**Task details**
From the entries below, gather each line containing the word "React".
___ Data listing
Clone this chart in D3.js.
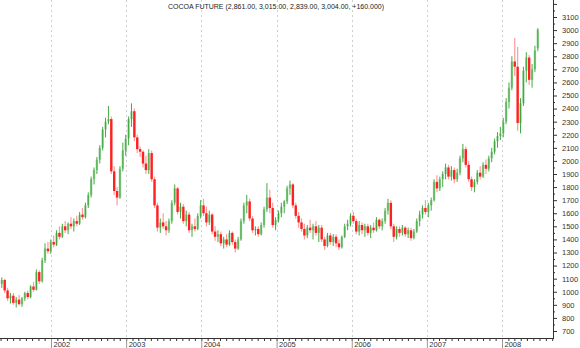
______
___ Data listing
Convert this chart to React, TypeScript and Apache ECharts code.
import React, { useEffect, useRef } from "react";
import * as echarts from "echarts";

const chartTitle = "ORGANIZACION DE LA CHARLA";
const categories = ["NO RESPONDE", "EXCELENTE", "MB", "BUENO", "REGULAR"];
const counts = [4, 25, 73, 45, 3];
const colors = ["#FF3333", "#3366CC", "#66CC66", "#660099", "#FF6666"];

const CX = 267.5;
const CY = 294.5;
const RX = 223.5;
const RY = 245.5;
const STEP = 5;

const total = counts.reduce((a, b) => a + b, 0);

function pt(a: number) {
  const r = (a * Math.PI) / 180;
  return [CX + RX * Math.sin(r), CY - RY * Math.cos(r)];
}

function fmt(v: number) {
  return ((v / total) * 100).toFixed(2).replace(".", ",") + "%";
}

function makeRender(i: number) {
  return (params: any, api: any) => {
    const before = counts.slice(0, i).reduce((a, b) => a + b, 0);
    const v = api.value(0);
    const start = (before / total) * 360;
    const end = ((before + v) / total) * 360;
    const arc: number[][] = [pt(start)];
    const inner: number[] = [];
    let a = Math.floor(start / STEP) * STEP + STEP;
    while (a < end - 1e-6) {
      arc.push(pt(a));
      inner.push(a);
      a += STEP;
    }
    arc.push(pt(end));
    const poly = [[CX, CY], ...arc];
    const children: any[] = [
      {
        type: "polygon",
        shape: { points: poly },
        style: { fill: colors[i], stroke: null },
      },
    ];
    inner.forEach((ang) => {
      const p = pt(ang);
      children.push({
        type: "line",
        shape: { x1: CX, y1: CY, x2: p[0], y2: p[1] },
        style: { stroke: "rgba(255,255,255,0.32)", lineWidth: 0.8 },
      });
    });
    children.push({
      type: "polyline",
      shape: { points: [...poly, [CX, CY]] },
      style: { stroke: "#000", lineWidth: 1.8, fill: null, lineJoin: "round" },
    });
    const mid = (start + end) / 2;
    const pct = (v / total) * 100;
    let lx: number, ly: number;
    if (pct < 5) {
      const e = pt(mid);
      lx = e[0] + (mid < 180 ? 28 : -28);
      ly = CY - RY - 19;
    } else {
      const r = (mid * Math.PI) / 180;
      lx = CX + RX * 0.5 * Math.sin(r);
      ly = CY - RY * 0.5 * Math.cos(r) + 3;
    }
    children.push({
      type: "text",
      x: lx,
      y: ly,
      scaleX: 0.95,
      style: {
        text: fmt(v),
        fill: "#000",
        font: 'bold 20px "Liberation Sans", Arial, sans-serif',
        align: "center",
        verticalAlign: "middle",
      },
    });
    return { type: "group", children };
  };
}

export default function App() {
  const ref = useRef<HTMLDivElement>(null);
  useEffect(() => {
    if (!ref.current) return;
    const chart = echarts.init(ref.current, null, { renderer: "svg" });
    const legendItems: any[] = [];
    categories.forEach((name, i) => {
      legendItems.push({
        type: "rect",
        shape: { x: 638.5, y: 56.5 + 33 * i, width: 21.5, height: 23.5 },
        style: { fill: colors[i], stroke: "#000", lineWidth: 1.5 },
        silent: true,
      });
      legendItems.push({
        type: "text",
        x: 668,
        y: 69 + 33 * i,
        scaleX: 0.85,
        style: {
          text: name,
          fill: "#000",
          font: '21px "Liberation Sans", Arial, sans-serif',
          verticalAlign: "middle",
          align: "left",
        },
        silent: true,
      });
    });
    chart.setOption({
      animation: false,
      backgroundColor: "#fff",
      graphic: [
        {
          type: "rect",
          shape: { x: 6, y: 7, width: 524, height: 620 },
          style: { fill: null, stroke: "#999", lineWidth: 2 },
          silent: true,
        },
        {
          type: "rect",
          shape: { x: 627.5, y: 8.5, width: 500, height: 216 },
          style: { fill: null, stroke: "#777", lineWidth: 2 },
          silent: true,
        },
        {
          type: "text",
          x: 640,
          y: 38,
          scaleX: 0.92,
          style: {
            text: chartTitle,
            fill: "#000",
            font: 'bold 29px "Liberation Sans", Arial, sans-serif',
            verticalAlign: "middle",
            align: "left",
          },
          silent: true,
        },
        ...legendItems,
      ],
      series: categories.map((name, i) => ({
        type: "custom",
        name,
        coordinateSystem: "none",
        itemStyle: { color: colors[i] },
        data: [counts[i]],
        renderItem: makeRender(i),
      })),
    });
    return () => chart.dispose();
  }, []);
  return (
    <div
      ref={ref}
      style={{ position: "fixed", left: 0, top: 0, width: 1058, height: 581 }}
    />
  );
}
______
**Correct result**
Convert this chart to React, TypeScript and Apache ECharts code.
import React, { useEffect, useRef } from "react";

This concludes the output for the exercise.